State Department logistics official William Moser explained in a House oversight committee hearing in October that State requested the audit because it feared Blackwater took advantage of the hectic circumstances under which the contract was issued. (State was rushing to set up its embassy, and so it hired Blackwater on a no-bid basis, since the company was already in Baghdad.) And, sure, it found massive problems. But on the bright side, Moser told an incredulous Rep. Elijah Cummings (D-MD) in that hearing, the audit allowed State to knock off $25 million from the contract!

CUMMINGS: So the audit is done when?

MOSER: The audit was done, actually, in January of 2005. In other words, with the current contract award. And we actually negotiated down the cost of that contract by about $25 million.
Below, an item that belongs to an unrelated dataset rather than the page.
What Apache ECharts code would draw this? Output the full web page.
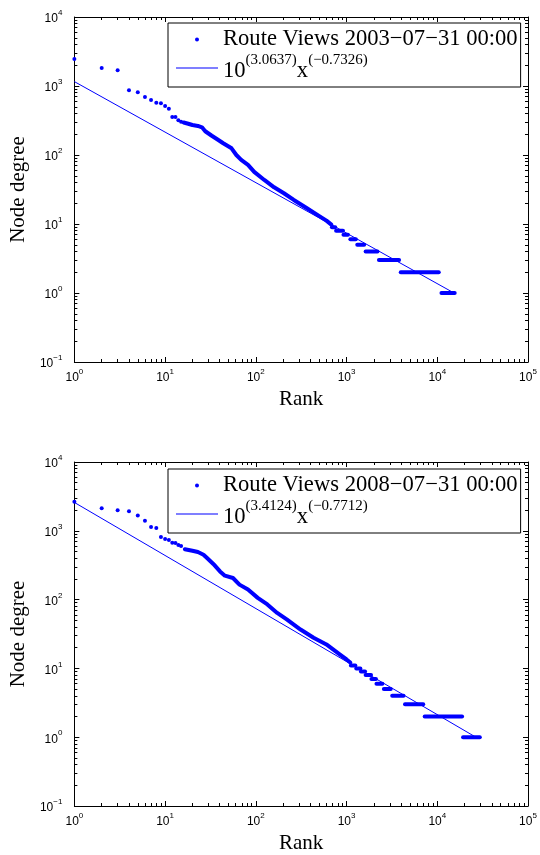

The exchange isn’t 100 percent clear, despite Cummings’ repeated attempts at clarification. But according to Cummings, and confirmed by Moser, the 2004 contract was worth $300 million. (That’s confusing to me: not only is the total redacted in the document released to me under FOIA, but a House oversight committee report found that Blackwater’s contracts were worth only $48 million in 2004. Maybe it’s wrong?) So figure that State saved a cool $25 million. But when? There are only two options: either the State Department renegotiated the 2004 contract, post-audit, and got a refund; or it scaled down Blackwater’s subsequent bid — on a competed contract issued in 2005 — by $25 million.

Either way, if State got Blackwater to knock off $25 million, then Blackwater still pocketed 90 percent of what it sought from State. And all that came after an audit pointed out serious flaws in how Blackwater billed the government. Clearly it pays to be caught bilking the State Department.